“Cocounselling” is a process in which two people exchange time and attention thus help each other think more clearly and act more powerfully. The process is a natural one and was first described and researched by Harvey Jackins. He called his approach “Re-evaluation Counselling.” There is much literature and a website.
What is Re-evaluation Counselling?
Re-evaluation counselling (RC) theory and practice have evolved over the last sixty years. It started by observing what helped people grow and without any preconceptions. It is now the simplest and most profound approach to improving human functioning that I know.
RC theory starts with the assumption that people are fundamentally good, creative and effective. When we sometimes behave differently it is because we either are hurting at the time or are being affected by the residues of hurts in the past. It is very hard to think when we are in the grip of painful emotion.

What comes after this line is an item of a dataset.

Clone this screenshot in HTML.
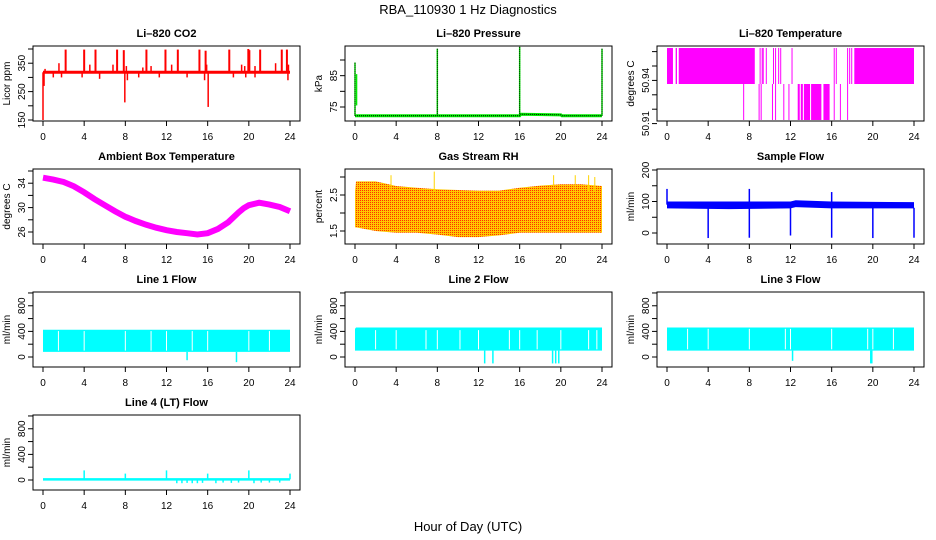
<!DOCTYPE html>
<html><head><meta charset="utf-8"><style>
html,body{margin:0;padding:0;background:#fff}
svg{display:block}
text{font-family:"Liberation Sans",Arial,sans-serif;fill:#000}
.pt{font-size:11px;font-weight:bold}
.tk{font-size:10px}
</style></head><body>
<svg id="root" width="936" height="540" viewBox="0 0 936 540" xmlns="http://www.w3.org/2000/svg">
<defs>
<pattern id="rhpat" width="2" height="2" patternUnits="userSpaceOnUse">
<rect width="2" height="2" fill="#ffc800"/><rect width="1" height="1" fill="#ff3000"/>
</pattern>
</defs>
<text x="468" y="14" text-anchor="middle" font-size="13">RBA_110930  1 Hz Diagnostics</text>
<text x="468" y="531" text-anchor="middle" font-size="13">Hour of Day (UTC)</text>
</svg>
<script>
// ---- data ----
const xTicks=[0,4,8,12,16,20,24];
// CO2
const co2Base=318;
const co2UpT=[2.2,4.0,5.1,7.2,7.85,10.05,11.9,13.1,15.2,15.8,18.1,19.95,20.05,21.1,23.2,23.7];
const co2UpV=[398,398,398,398,396,398,398,398,398,394,398,400,396,398,398,398];
const co2SmT=[0.2,1.55,4.55,6.8,8.1,9.7,10.5,12.5,15.9,19.3,19.6,20.6,22.6,23.85];
const co2SmV=[330,350,345,345,340,335,340,345,345,345,340,340,350,345];
const co2DnT=[0,0.1,1.0,1.8,3.8,5.5,7.95,8.2,9.3,11.3,14.0,15.7,16.05,18.5,19.7,20.6,23.8];
const co2DnV=[150,270,300,300,300,295,212,290,300,300,300,290,196,300,300,300,290];
// Pressure
const prBaseT=[0,16,16.1,20,20.1,24];
const prBaseV=[72.2,72.2,72.7,72.5,72.2,72.2];
const prSpT=[0,8,16,24];
const prSpV=[89.2,93.6,94.2,93.6];
// Li-820 temperature levels and intervals
const ltLevels=[50.9125,50.9375,50.9625];
const ltHiStart=[0,0.84,1.14,9.0,9.2,9.3,9.6,10.3,10.5,10.8,11.0,12.1,16.2,16.4,17.5,17.7,17.9,18.2];
const ltHiEnd  =[0.58,0.97,8.53,9.05,9.25,9.35,9.65,10.35,10.55,10.85,11.05,12.15,16.25,16.45,17.55,17.75,17.95,24];
const ltLoStart=[7.4,8.9,9.1,10.2,10.5,11.3,11.8,12.7,13.0,13.3,14.0,15.2,16.2,16.8,17.5];
const ltLoEnd  =[7.45,9.0,9.2,10.25,10.55,11.35,11.85,12.9,13.2,13.9,15.0,15.8,16.25,16.85,17.55];
// Ambient box temp
const abT=[0,1,2,3,4,5,6,7,8,9,10,11,12,13,14,15,16,17,18,19,19.5,20,21,22,23,24];
const abV=[34.9,34.6,34.2,33.5,32.5,31.4,30.4,29.4,28.5,27.8,27.2,26.7,26.3,26.0,25.8,25.6,25.8,26.5,27.6,29.2,29.9,30.4,30.8,30.5,30.1,29.4];
// Gas stream RH
const rhT=[0,0.1,2,4,6,8,10,12,14,16,18,20,22,24];
const rhHi=[2.6,2.88,2.88,2.75,2.7,2.66,2.64,2.62,2.62,2.7,2.76,2.8,2.8,2.75];
const rhLo=[1.6,1.6,1.5,1.45,1.45,1.4,1.33,1.33,1.38,1.45,1.45,1.45,1.45,1.45];
const rhSpT=[3.5,7.7,19.3,21.4,22.7,23.3];
const rhSpV=[3.05,3.15,3.05,3.05,3.05,3.0];
// Sample flow
const sfT=[0,6,12,12.5,16,24];
const sfHi=[100,100,100,104,100,98];
const sfLo=[78,76,78,82,78,78];
const sfDnT=[4,8,12,16,20,24];
const sfDnV=[-16,-15,-8,-15,-16,-15];
const sfUpT=[0,8,16];
const sfUpV=[140,140,130];
// Line flows
const l1T=[0,24]; const l1Hi=[425,425]; const l1Lo=[80,80];
const l1GapT=[4,8,12,16,20,1.5,10.5,14.5,22];
const l1DipT=[14,18.8]; const l1DipV=[-50,-80];
const l2T=[0,0.1,24]; const l2Hi=[440,460,460]; const l2Lo=[100,100,100];
const l2GapT=[2,4,6.9,8,10.2,12,15,16,17.7,20,22.7,23.5];
const l2DipT=[12.6,13.4,19.2,19.5,19.8]; const l2DipV=[-100,-100,-100,-100,-100];
const l3T=[0,24]; const l3Hi=[460,460]; const l3Lo=[100,100];
const l3GapT=[2,4,8,11.5,12,16,19.5,20,22];
const l3DipT=[12.2,19.8,19.9]; const l3DipV=[-60,-100,-100];
const l4BaseV=10;
const l4SpT=[4,8,12,16,20,24];
const l4SpV=[150,100,150,100,150,100];
const l4DipT=[13,13.5,14,14.5,15,15.5,16.8,17.5,18.3,19,20.5,21.2,22,23];
const l4DipV=[-50,-50,-45,-50,-50,-45,-50,-40,-45,-40,-50,-40,-40,-40];

// ---- drawing ----
const NS="http://www.w3.org/2000/svg";
const root=document.getElementById('root');
const colX=[33,345,657],rowY=[46,169,292,415],W=267,H=75;
function el(tag,attrs,parent){const e=document.createElementNS(NS,tag);for(const k in attrs)e.setAttribute(k,attrs[k]);(parent||root).appendChild(e);return e;}
function panel(c,r,lo,hi){const L=colX[c],T=rowY[r];return {L,T,x:t=>L+10+t/24*247,y:v=>T+H-(v-lo)/(hi-lo)*H};}
function axes(p,g,title,ylab,yt,yl,c){
  const b=el('rect',{x:p.L,y:p.T,width:W,height:H,fill:'none',stroke:'#000','stroke-width':1},g);
  
  
  const t=el('text',{x:p.L+W/2,y:p.T-9,'text-anchor':'middle',class:'pt'},g);t.textContent=title;
  
  
  const yt2=el('text',{transform:`translate(${p.L-23},${p.T+H/2}) rotate(-90)`,'text-anchor':'middle',class:'tk'},g);yt2.textContent=ylab;
  
  
  xTicks.forEach(v=>{
    const l=el('line',{x1:p.x(v),x2:p.x(v),y1:p.T+H,y2:p.T+H+5,stroke:'#000'},g);
    
    
    const tx=el('text',{x:p.x(v),y:p.T+H+19,'text-anchor':'middle',class:'tk'},g);tx.textContent=v;
    
    
  });
  yt.forEach(v=>{
    const l=el('line',{x1:p.L-5,x2:p.L,y1:p.y(v),y2:p.y(v),stroke:'#000'},g);
    
    
  });
  yl.forEach(v=>{
    const tx=el('text',{transform:`translate(${p.L-8},${p.y(v)}) rotate(-90)`,'text-anchor':'middle',class:'tk'},g);tx.textContent=v;
    
    
  });
}
function grp(name){const g=el('g',{});return g;}
function vline(p,g,t,v0,v1,col,w){const l=el('line',{x1:p.x(t),x2:p.x(t),y1:p.y(v0),y2:p.y(v1),stroke:col,'stroke-width':w||1.5},g);return l;}
function band(p,g,T,HI,LO,fill){
  let d='M'+T.map((t,i)=>p.x(t)+','+p.y(HI[i])).join('L');
  for(let i=T.length-1;i>=0;i--)d+='L'+p.x(T[i])+','+p.y(LO[i]);
  const e=el('path',{d:d+'Z',fill:fill},g);
  
  
  return e;
}
function line(p,g,T,V,col,w){const e=el('polyline',{points:T.map((t,i)=>p.x(t)+','+p.y(V[i])).join(' '),fill:'none',stroke:col,'stroke-width':w},g);return e;}

// CO2
{const p=panel(0,0,146.5,410.6),g=grp('co2-panel');const R='#ff0000';
 line(p,g,[0,24],[co2Base,co2Base],R,3);
 co2UpT.forEach((t,i)=>vline(p,g,t,co2Base,co2UpV[i],R,2));
 co2SmT.forEach((t,i)=>vline(p,g,t,co2Base,co2SmV[i],R,1.5));
 co2DnT.forEach((t,i)=>vline(p,g,t,co2Base,co2DnV[i],R,1.5));
 axes(p,g,'Li\u2013820 CO2','Licor ppm',[150,200,250,300,350,400],[150,250,350]);}
// Pressure
{const p=panel(1,0,70.53,94.47),g=grp('pressure-panel');
 line(p,g,prBaseT,prBaseV,'#00ee00',3);
 line(p,g,prBaseT,prBaseV,'#000',1).setAttribute('stroke-dasharray','1,1');
 prSpT.forEach((t,i)=>{vline(p,g,t,prBaseV[0],prSpV[i],'#00ee00',1.5);vline(p,g,t,prBaseV[0],prSpV[i],'#000',1).setAttribute('stroke-dasharray','1,1');});
 vline(p,g,0.15,75.5,85.5,'#00ee00',1.5);
 axes(p,g,'Li\u2013820 Pressure','kPa',[75,80,85,90],[75,85]);}
// Li temp
{const p=panel(2,0,50.9118,50.9639),g=grp('li820-temp-panel');const M='#ff00ff';
 const rect=(a,b,v0,v1)=>{const x0=p.x(a),w=Math.max(1,p.x(b)-x0);const r=el('rect',{x:x0,y:p.y(v1),width:w,height:p.y(v0)-p.y(v1),fill:M},g);};
 ltHiStart.forEach((a,i)=>rect(a,ltHiEnd[i],ltLevels[1],ltLevels[2]));
 ltLoStart.forEach((a,i)=>rect(a,ltLoEnd[i],ltLevels[0],ltLevels[1]));
 axes(p,g,'Li\u2013820 Temperature','degrees C',[50.91,50.92,50.93,50.94,50.95,50.96],['50.91','50.94']);}
// Ambient
{const p=panel(0,1,24.03,36.33),g=grp('ambient-temp-panel');
 line(p,g,abT,abV,'#ff00ff',6);
 axes(p,g,'Ambient Box Temperature','degrees C',[26,28,30,32,34,36],[26,30,34]);}
// RH
{const p=panel(1,1,1.139,3.222),g=grp('rh-panel');
 band(p,g,rhT,rhHi,rhLo,'url(#rhpat)');
 rhSpT.forEach((t,i)=>vline(p,g,t,2.6,rhSpV[i],'#ffd400',1));
 axes(p,g,'Gas Stream RH','percent',[1.5,2.0,2.5,3.0],['1.5','2.5']);}
// Sample flow
{const p=panel(2,1,-34.9,203.2),g=grp('sample-flow-panel');const B='#0000ff';
 band(p,g,sfT,sfHi,sfLo,B);
 sfDnT.forEach((t,i)=>vline(p,g,t,80,sfDnV[i],B,1.5));
 sfUpT.forEach((t,i)=>vline(p,g,t,90,sfUpV[i],B,1.5));
 axes(p,g,'Sample Flow','ml/min',[0,50,100,150,200],[0,100,200]);}
// Line flows
function flow(c,r,name,title,T,HI,LO,gaps,dT,dV){
 const p=panel(c,r,-156,1015),g=grp(name);const C='#00ffff';
 band(p,g,T,HI,LO,C);
 gaps.forEach(t=>{const v=vline(p,g,t,LO[0]+20,HI[0]-20,'#fff',1);});
 dT.forEach((t,i)=>vline(p,g,t,LO[0],dV[i],C,1.5));
 axes(p,g,title,'ml/min',[0,200,400,600,800,1000],[0,400,800]);
}
flow(0,2,'line1-flow-panel','Line 1 Flow',l1T,l1Hi,l1Lo,l1GapT,l1DipT,l1DipV);
flow(1,2,'line2-flow-panel','Line 2 Flow',l2T,l2Hi,l2Lo,l2GapT,l2DipT,l2DipV);
flow(2,2,'line3-flow-panel','Line 3 Flow',l3T,l3Hi,l3Lo,l3GapT,l3DipT,l3DipV);
{const p=panel(0,3,-156,1015),g=grp('line4-flow-panel');const C='#00ffff';
 line(p,g,[0,24],[l4BaseV,l4BaseV],C,2.5);
 l4SpT.forEach((t,i)=>vline(p,g,t,l4BaseV,l4SpV[i],C,1.5));
 l4DipT.forEach((t,i)=>vline(p,g,t,l4BaseV,l4DipV[i],C,1.5));
 axes(p,g,'Line 4 (LT) Flow','ml/min',[0,200,400,600,800,1000],[0,400,800]);}
</script>
</body></html>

The natural mechanisms for releasing painful emotion (talking, laughing, sweating, shaking, storming, crying and yawning) were all available to us as young people. During and after emotional discharge the person re-evaluates the painful experience and is then able to think and act more clearly.
Unfortunately, emotional discharge is often inhibited by those around us who mistake the release of emotion (the healing of the hurt) for the hurt itself. (Big boys don’t cry etc.).
What is RC practice?
RC practice offers a systematic way for people to use and recover the natural processes of emotional release, to be freer of our internalised conditioning, to be more flexible and hence be more in charge of our own lives and be more effective in the world.
The core of RC practice is the session. In a session, one person, the counsellor, listens, pays attention, facilitates and encourages the release of feelings. The client talks and discharges and re-evaluates. The subject matter can be anything that the client chooses. At the end of the client’s time, the roles are reversed. With increased experience and confidence in each other, the process works better and better.
How do you learn RC?
Most people become interested in RC by having a session. The experience of being listened to profoundly without interruption is so rare and useful that it has been said that one good session leaves a person permanently interested in repeating the experience. The more detailed theory and the subtleties of the practice are learned in a ‘fundamentals class’.
The fundamentals class covers the basic theory and practice of RC. The methods used include teaching, demonstrations of practice with students, cocounselling sessions, support groups and reviews of students experience. The cocounselling process will be applied to issues in the students and teachers lives and work. We learn how to discharge hurts due to the way society handles race, age, sex difference, class etc.
Application to Training and Development
RC theory gives trainers an excellent way of understanding their students and themselves in relation to them. One of the implications of the theory is that there are no bad students, there are only students who are finding the training situation difficult because it is painful to them or reminds them of an earlier painful situation. Simply asking people what they are finding difficult can have profound effects.
Many of the simple practices of RC classes that are designed to create trust rapidly can be put into practice with immediate effect. The session, support group and workshop formats are also useful. The most significant gain will be the participants’ personal flexibility as she/he discharges his/her own hurts and recovers her/his innate intelligence.